• _Task to complete_
Find the string "chart" in the listing and report every line that has it.

• _Collected material_
★ ★ ★ ★ ★

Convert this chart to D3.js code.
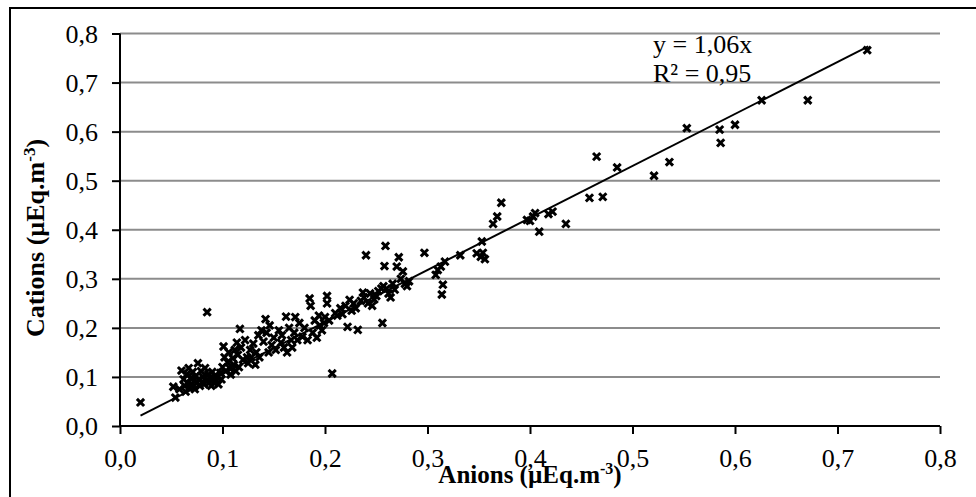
<!DOCTYPE html>
<html>
<head>
<meta charset="utf-8">
<script src="https://cdn.jsdelivr.net/npm/d3@7"></script>
<style>
    body { margin: 0; background: #fff; }
    svg { display: block; font-family: "Liberation Serif", "Times New Roman", serif; }
</style>
</head>
<body>
<svg id="chart" width="976" height="497"></svg>
<script>
// data (µEq.m-3)
const anions = [
    0.020, 0.052, 0.054, 0.058, 0.060, 0.062, 0.063, 0.064, 0.065, 0.066,
    0.067, 0.068, 0.069, 0.070, 0.071, 0.072, 0.073, 0.074, 0.075, 0.076,
    0.077, 0.078, 0.079, 0.080, 0.081, 0.082, 0.083, 0.084, 0.085, 0.086,
    0.087, 0.088, 0.089, 0.090, 0.091, 0.092, 0.093, 0.094, 0.095, 0.096,
    0.098, 0.099, 0.100, 0.101, 0.102, 0.103, 0.105, 0.106, 0.107, 0.108,
    0.110, 0.111, 0.112, 0.113, 0.114, 0.115, 0.116, 0.117, 0.118, 0.120,
    0.122, 0.124, 0.125, 0.127, 0.128, 0.130, 0.132, 0.133, 0.135, 0.136,
    0.138, 0.140, 0.142, 0.143, 0.145, 0.146, 0.148, 0.150, 0.152, 0.155,
    0.157, 0.158, 0.160, 0.162, 0.163, 0.165, 0.167, 0.168, 0.170, 0.171,
    0.173, 0.175, 0.178, 0.180, 0.183, 0.185, 0.186, 0.188, 0.190, 0.192,
    0.194, 0.195, 0.197, 0.199, 0.200, 0.202, 0.202, 0.204, 0.207, 0.210,
    0.212, 0.215, 0.217, 0.220, 0.222, 0.224, 0.226, 0.228, 0.230, 0.232,
    0.235, 0.237, 0.238, 0.240, 0.242, 0.244, 0.246, 0.248, 0.250, 0.252,
    0.255, 0.256, 0.257, 0.258, 0.259, 0.260, 0.262, 0.264, 0.266, 0.268,
    0.270, 0.272, 0.274, 0.276, 0.278, 0.280, 0.282, 0.297, 0.308, 0.310,
    0.313, 0.314, 0.315, 0.317, 0.332, 0.348, 0.352, 0.353, 0.354, 0.356,
    0.364, 0.368, 0.372, 0.397, 0.400, 0.403, 0.405, 0.409, 0.418, 0.422,
    0.435, 0.458, 0.465, 0.471, 0.485, 0.521, 0.536, 0.553, 0.585, 0.586,
    0.600, 0.626, 0.671, 0.729
]
const cations = [
    0.048, 0.080, 0.058, 0.075, 0.113, 0.095, 0.082, 0.070, 0.105, 0.088,
    0.118, 0.078, 0.098, 0.085, 0.110, 0.092, 0.075, 0.102, 0.088, 0.128,
    0.095, 0.082, 0.112, 0.090, 0.100, 0.085, 0.118, 0.093, 0.232, 0.105,
    0.088, 0.098, 0.082, 0.110, 0.095, 0.087, 0.103, 0.092, 0.100, 0.085,
    0.108, 0.095, 0.120, 0.162, 0.140, 0.112, 0.130, 0.150, 0.118, 0.105,
    0.138, 0.125, 0.155, 0.112, 0.170, 0.145, 0.120, 0.198, 0.160, 0.135,
    0.175, 0.140, 0.128, 0.155, 0.140, 0.168, 0.125, 0.150, 0.185, 0.140,
    0.195, 0.172, 0.218, 0.190, 0.150, 0.205, 0.165, 0.180, 0.155, 0.195,
    0.170, 0.185, 0.160, 0.223, 0.150, 0.200, 0.175, 0.160, 0.190, 0.222,
    0.175, 0.210, 0.182, 0.200, 0.175, 0.260, 0.245, 0.190, 0.215, 0.180,
    0.225, 0.205, 0.195, 0.210, 0.222, 0.265, 0.250, 0.215, 0.107, 0.230,
    0.225, 0.240, 0.228, 0.245, 0.202, 0.257, 0.235, 0.250, 0.240, 0.196,
    0.255, 0.272, 0.262, 0.348, 0.250, 0.270, 0.245, 0.258, 0.265, 0.275,
    0.280, 0.210, 0.285, 0.326, 0.367, 0.280, 0.270, 0.262, 0.290, 0.278,
    0.325, 0.344, 0.300, 0.315, 0.290, 0.285, 0.295, 0.353, 0.308, 0.318,
    0.325, 0.268, 0.288, 0.335, 0.348, 0.352, 0.345, 0.376, 0.353, 0.340,
    0.412, 0.427, 0.455, 0.420, 0.418, 0.427, 0.434, 0.396, 0.432, 0.437,
    0.412, 0.465, 0.549, 0.467, 0.527, 0.510, 0.538, 0.607, 0.604, 0.577,
    0.614, 0.664, 0.664, 0.766
]
const xTicks = [0, 0.1, 0.2, 0.3, 0.4, 0.5, 0.6, 0.7, 0.8]
const yTicks = [0, 0.1, 0.2, 0.3, 0.4, 0.5, 0.6, 0.7, 0.8]
const slope = 1.06
const trendRange = [0.02, 0.73]
const equationLines = ['y = 1,06x', 'R² = 0,95']

const fmt = d => d3.format('.1f')(d).replace('.', ',')

const svg = d3.select('#chart')

// outer frame (cut off at right/bottom in the original)
svg.append('rect')
    .attr('x', 10).attr('y', 8)
    .attr('width', 1000).attr('height', 520)
    .attr('fill', 'none')
    .attr('stroke', '#000')
    .attr('stroke-width', 2)

const x = d3.scaleLinear().domain([0, 0.8]).range([120, 940])
const y = d3.scaleLinear().domain([0, 0.8]).range([426, 33.5])

// gridlines
svg.append('g')
    .selectAll('line')
    .data(yTicks.slice(1))
    .join('line')
    .attr('x1', x(0)).attr('x2', x(0.8))
    .attr('y1', d => y(d)).attr('y2', d => y(d))
    .attr('stroke', '#8c8c8c')
    .attr('stroke-width', 2)

// y axis
const yAxis = svg.append('g')
    .attr('transform', `translate(${x(0)},0)`)
    .call(d3.axisLeft(y).tickValues(yTicks).tickFormat(fmt).tickSize(8).tickPadding(14))
yAxis.select('.domain').attr('stroke-width', 2).attr('d', `M0,${y(0)}V${y(0.8)}`)
yAxis.selectAll('.tick line').attr('stroke-width', 2)
yAxis.selectAll('.tick text')
    .attr('font-size', 26)
    .attr('font-family', '"Liberation Serif", serif')
    .attr('fill', '#000')
    .attr('dy', '0.34em')

// x axis
const xAxis = svg.append('g')
    .attr('transform', `translate(0,${y(0)})`)
    .call(d3.axisBottom(x).tickValues(xTicks).tickFormat(fmt).tickSize(8).tickPadding(15))
xAxis.select('.domain').attr('stroke-width', 2).attr('d', `M${x(0)},0H${x(0.8)}`)
xAxis.selectAll('.tick line').attr('stroke-width', 2)
xAxis.selectAll('.tick text')
    .attr('font-size', 26)
    .attr('font-family', '"Liberation Serif", serif')
    .attr('fill', '#000')

// trend line
svg.append('line')
    .attr('x1', x(trendRange[0])).attr('y1', y(trendRange[0] * slope))
    .attr('x2', x(trendRange[1])).attr('y2', y(trendRange[1] * slope))
    .attr('stroke', '#000')
    .attr('stroke-width', 2)

// markers
svg.append('g')
    .selectAll('path')
    .data(anions.map((a, i) => [a, cations[i]]))
    .join('path')
    .attr('transform', d => `translate(${x(d[0])},${y(d[1])})`)
    .attr('d', 'M-3.6,-3.6L3.6,3.6M-3.6,3.6L3.6,-3.6')
    .attr('stroke', '#000')
    .attr('stroke-width', 3)
    .attr('fill', 'none')

// equation
svg.append('g')
    .selectAll('text')
    .data(equationLines)
    .join('text')
    .attr('x', 653)
    .attr('y', (d, i) => 53 + i * 28.5)
    .attr('font-size', 26)
    .text(d => d)

// axis titles
const xTitle = svg.append('text')
    .attr('x', (x(0) + x(0.8)) / 2)
    .attr('y', 483)
    .attr('text-anchor', 'middle')
    .attr('font-size', 25)
    .attr('font-weight', 'bold')
xTitle.append('tspan').text('Anions (µEq.m')
xTitle.append('tspan').attr('dy', -9).attr('font-size', 16).text('-3')
xTitle.append('tspan').attr('dy', 9).text(')')

const yTitle = svg.append('text')
    .attr('transform', 'translate(44,238) rotate(-90)')
    .attr('text-anchor', 'middle')
    .attr('font-size', 26)
    .attr('font-weight', 'bold')
yTitle.append('tspan').text('Cations (µEq.m')
yTitle.append('tspan').attr('dy', -9).attr('font-size', 17).text('-3')
yTitle.append('tspan').attr('dy', 9).text(')')
</script>
</body>
</html>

★ ★ ★ ★ ★

• _The output_
Convert this chart to D3.js code.
<svg id="chart" width="976" height="497"></svg>
const svg = d3.select('#chart')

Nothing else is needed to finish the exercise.